Saturday 10 November 2007

Musings or ramblings

To muse is to engage in reverie - I think. Its a nice* thought, here I am sat in front of this PC musing and thinking about thinking - in a reverie!

*Nice, now there's a word, it can mean - fastidious, over-particular, hard to please, dainty, punctilious, scrupulous, acute, discerning, discriminating, sensitive to minute differences, requiring delicate discrimination or tact; or, more colloquially - pleasing or agreeable, satisfactory, attractive, friendly, kind......

Painting - I think a lot when painting. Applying paint to a surface with a brush is fraught with difficulties. Not least all the doubts about whether the colour is mixed 'correctly', whether there is just the right amount of paint on the hairs, whether the paint should be rubbed, scrubbed, stroked or ground in.
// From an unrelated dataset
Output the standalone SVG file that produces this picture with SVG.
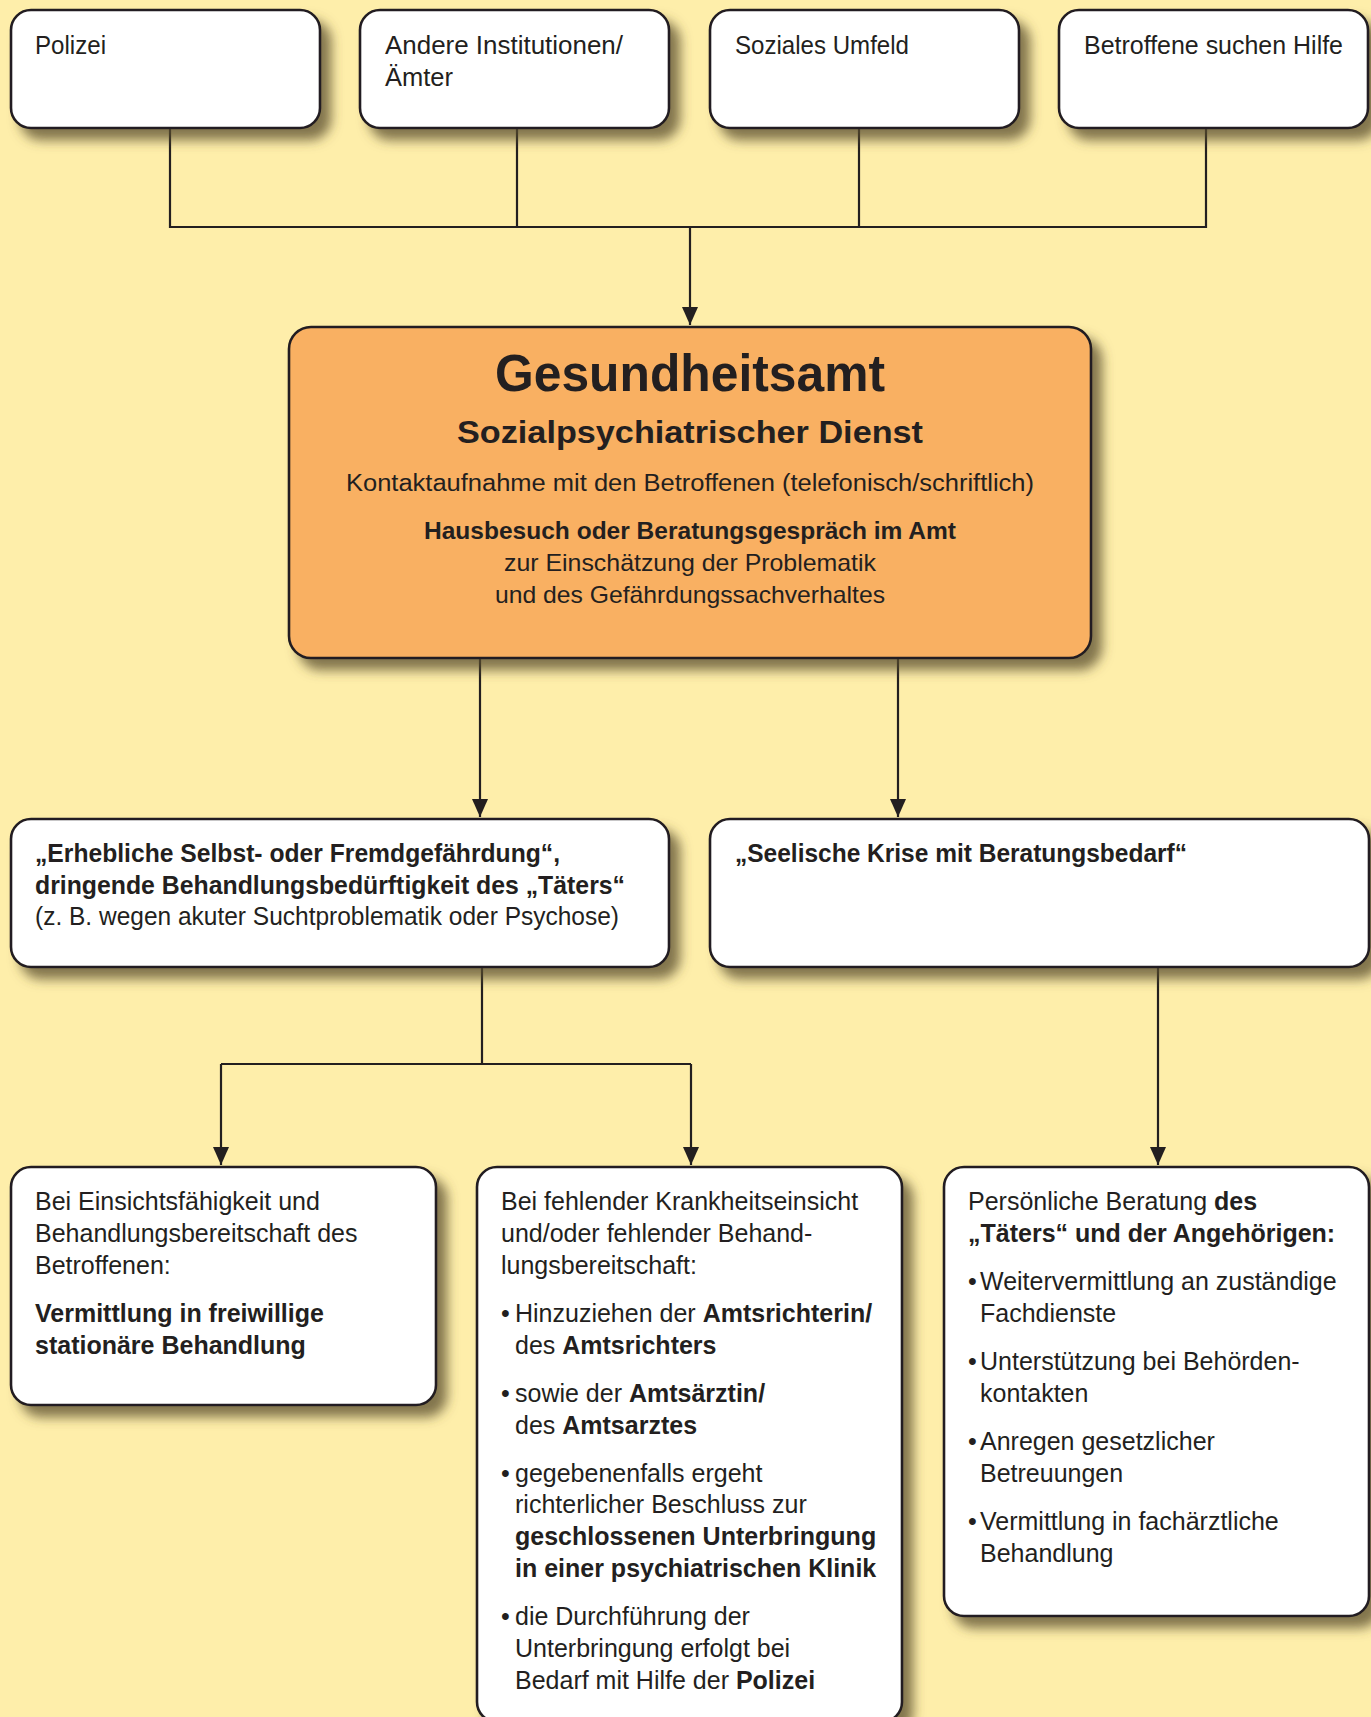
<svg xmlns="http://www.w3.org/2000/svg" width="1371" height="1717" viewBox="0 0 1371 1717">
  <defs>
    <filter id="sh" x="-10%" y="-10%" width="130%" height="140%">
      <feDropShadow dx="10" dy="11" stdDeviation="6" flood-color="#5a4e2e" flood-opacity="0.75"/>
    </filter>
    <marker id="arr" viewBox="0 0 18 16" refX="18" refY="8" markerWidth="18" markerHeight="16" markerUnits="userSpaceOnUse" orient="auto">
      <path d="M0,0 L18,8 L0,16 z" fill="#231f20"/>
    </marker>
    <style>
      .box { fill: #ffffff; stroke: #231f20; stroke-width: 2.6; filter: url(#sh); }
      .main { fill: #f9b062; stroke: #231f20; stroke-width: 2.6; filter: url(#sh); }
      text { font-family: "Liberation Sans", Arial, sans-serif; font-size: 25px; fill: #231f20; }
      .b { font-weight: bold; }
      .c { text-anchor: middle; }
      .link { fill: none; stroke: #231f20; stroke-width: 2.2; }
    </style>
  </defs>

  <rect width="1371" height="1717" fill="#feeeaa"/>

  <!-- connectors -->
  <g id="connectors">
    <!-- sources join into one bus -->
    <polyline class="link" points="170,128 170,227 1206,227 1206,128"/>
    <line class="link" x1="517" y1="128" x2="517" y2="227"/>
    <line class="link" x1="859" y1="128" x2="859" y2="227"/>
    <line class="link" x1="690" y1="227" x2="690" y2="325" marker-end="url(#arr)"/>
    <!-- office to the two assessments -->
    <line class="link" x1="480" y1="658" x2="480" y2="817" marker-end="url(#arr)"/>
    <line class="link" x1="898" y1="658" x2="898" y2="817" marker-end="url(#arr)"/>
    <!-- danger branch splits in two -->
    <line class="link" x1="482" y1="967" x2="482" y2="1064"/>
    <line class="link" x1="221" y1="1064" x2="691" y2="1064"/>
    <line class="link" x1="221" y1="1064" x2="221" y2="1165" marker-end="url(#arr)"/>
    <line class="link" x1="691" y1="1064" x2="691" y2="1165" marker-end="url(#arr)"/>
    <!-- crisis branch -->
    <line class="link" x1="1158" y1="967" x2="1158" y2="1165" marker-end="url(#arr)"/>
  </g>

  <!-- referral sources -->
  <g id="polizei">
    <rect class="box" x="11" y="10" width="309" height="118" rx="20"/>
    <text x="35" y="54" textLength="71" lengthAdjust="spacingAndGlyphs">Polizei</text>
  </g>
  <g id="andere-institutionen">
    <rect class="box" x="360" y="10" width="309" height="118" rx="20"/>
    <text x="385" y="54" textLength="238" lengthAdjust="spacingAndGlyphs">Andere Institutionen/</text>
    <text x="385" y="86" textLength="68" lengthAdjust="spacingAndGlyphs">Ämter</text>
  </g>
  <g id="soziales-umfeld">
    <rect class="box" x="710" y="10" width="309" height="118" rx="20"/>
    <text x="735" y="54" textLength="174" lengthAdjust="spacingAndGlyphs">Soziales Umfeld</text>
  </g>
  <g id="betroffene">
    <rect class="box" x="1059" y="10" width="309" height="118" rx="20"/>
    <text x="1084" y="54" textLength="259" lengthAdjust="spacingAndGlyphs">Betroffene suchen Hilfe</text>
  </g>

  <!-- central office -->
  <g id="gesundheitsamt">
    <rect class="main" x="289" y="327" width="802" height="331" rx="22"/>
    <text class="b c" x="690" y="391" style="font-size:52px" textLength="390" lengthAdjust="spacingAndGlyphs">Gesundheitsamt</text>
    <text class="b c" x="690" y="443" style="font-size:32px" textLength="466" lengthAdjust="spacingAndGlyphs">Sozialpsychiatrischer Dienst</text>
    <text class="c" x="690" y="491" style="font-size:23px" textLength="688" lengthAdjust="spacingAndGlyphs">Kontaktaufnahme mit den Betroffenen (telefonisch/schriftlich)</text>
    <text class="b c" x="690" y="539" style="font-size:24px" textLength="532" lengthAdjust="spacingAndGlyphs">Hausbesuch oder Beratungsgespräch im Amt</text>
    <text class="c" x="690" y="571" style="font-size:24px" textLength="372" lengthAdjust="spacingAndGlyphs">zur Einschätzung der Problematik</text>
    <text class="c" x="690" y="603" style="font-size:24px" textLength="390" lengthAdjust="spacingAndGlyphs">und des Gefährdungssachverhaltes</text>
  </g>

  <!-- assessment outcomes -->
  <g id="gefaehrdung">
    <rect class="box" x="11" y="819" width="658" height="148" rx="20"/>
    <text class="b" x="35" y="862" textLength="525" lengthAdjust="spacingAndGlyphs">„Erhebliche Selbst- oder Fremdgefährdung“,</text>
    <text class="b" x="35" y="894" textLength="590" lengthAdjust="spacingAndGlyphs">dringende Behandlungsbedürftigkeit des „Täters“</text>
    <text x="35" y="925" textLength="584" lengthAdjust="spacingAndGlyphs">(z. B. wegen akuter Suchtproblematik oder Psychose)</text>
  </g>
  <g id="seelische-krise">
    <rect class="box" x="710" y="819" width="659" height="148" rx="20"/>
    <text class="b" x="735" y="862" textLength="452" lengthAdjust="spacingAndGlyphs">„Seelische Krise mit Beratungsbedarf“</text>
  </g>

  <!-- measures -->
  <g id="freiwillig">
    <rect class="box" x="11" y="1167" width="425" height="238" rx="20"/>
    <text x="35" y="1210">Bei Einsichtsfähigkeit und</text>
    <text x="35" y="1242">Behandlungsbereitschaft des</text>
    <text x="35" y="1274">Betroffenen:</text>
    <text class="b" x="35" y="1322">Vermittlung in freiwillige</text>
    <text class="b" x="35" y="1354">stationäre Behandlung</text>
  </g>

  <g id="unterbringung">
    <rect class="box" x="477" y="1167" width="425" height="555" rx="20"/>
    <text x="501" y="1210">Bei fehlender Krankheitseinsicht</text>
    <text x="501" y="1242">und/oder fehlender Behand-</text>
    <text x="501" y="1274">lungsbereitschaft:</text>
    <text x="501" y="1322">•</text>
    <text x="515" y="1322">Hinzuziehen der <tspan class="b">Amtsrichterin/</tspan></text>
    <text x="515" y="1354">des <tspan class="b">Amtsrichters</tspan></text>
    <text x="501" y="1402">•</text>
    <text x="515" y="1402">sowie der <tspan class="b">Amtsärztin/</tspan></text>
    <text x="515" y="1434">des <tspan class="b">Amtsarztes</tspan></text>
    <text x="501" y="1482">•</text>
    <text x="515" y="1482">gegebenenfalls ergeht</text>
    <text x="515" y="1513">richterlicher Beschluss zur</text>
    <text class="b" x="515" y="1545">geschlossenen Unterbringung</text>
    <text class="b" x="515" y="1577">in einer psychiatrischen Klinik</text>
    <text x="501" y="1625">•</text>
    <text x="515" y="1625">die Durchführung der</text>
    <text x="515" y="1657">Unterbringung erfolgt bei</text>
    <text x="515" y="1689">Bedarf mit Hilfe der <tspan class="b">Polizei</tspan></text>
  </g>

  <g id="beratung">
    <rect class="box" x="944" y="1167" width="425" height="449" rx="20"/>
    <text x="968" y="1210">Persönliche Beratung <tspan class="b">des</tspan></text>
    <text class="b" x="968" y="1242">„Täters“ und der Angehörigen:</text>
    <text x="968" y="1290">•</text>
    <text x="980" y="1290">Weitervermittlung an zuständige</text>
    <text x="980" y="1322">Fachdienste</text>
    <text x="968" y="1370">•</text>
    <text x="980" y="1370">Unterstützung bei Behörden-</text>
    <text x="980" y="1402">kontakten</text>
    <text x="968" y="1450">•</text>
    <text x="980" y="1450">Anregen gesetzlicher</text>
    <text x="980" y="1482">Betreuungen</text>
    <text x="968" y="1530">•</text>
    <text x="980" y="1530">Vermittlung in fachärztliche</text>
    <text x="980" y="1562">Behandlung</text>
  </g>
</svg>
But that's the least of it. So many other things to think about. Painting can be a form of reverie too - a meditation. It is possible to exclude all distractions for a few brief moments while being in this state of 'niceness' brought on by the act of painting. Hours go by - sometimes - without reference to the passing of time and then - what has been achieved? Very often, not much but the value of those intensive minutes and possibly hours is considerable and can be measured or reflected in different ways. A feeling of satisfaction emerges if the image on the surface has moved on a little, constructively - that is, when the changes wrought by the brush bring the image closer to the vision in the mind's eye.

Achieving the emotional and visual links between the, incomplete, inner vision and the resulting image on the surface can be immensely satisfying and re-assuring. Though, failure to make the connection between thought and image is devastatingly depressing and de-motivating.

Sometimes, no nearly always, the 'inspiration' or the original 'idea' is so nebulous and elusive that the effort in realising it on a flat plain is excessive and wearisome, and invariably falls short. Painting is paradoxically and simultaneously a heart-breaking and heart-warming experience - but always 'nice'.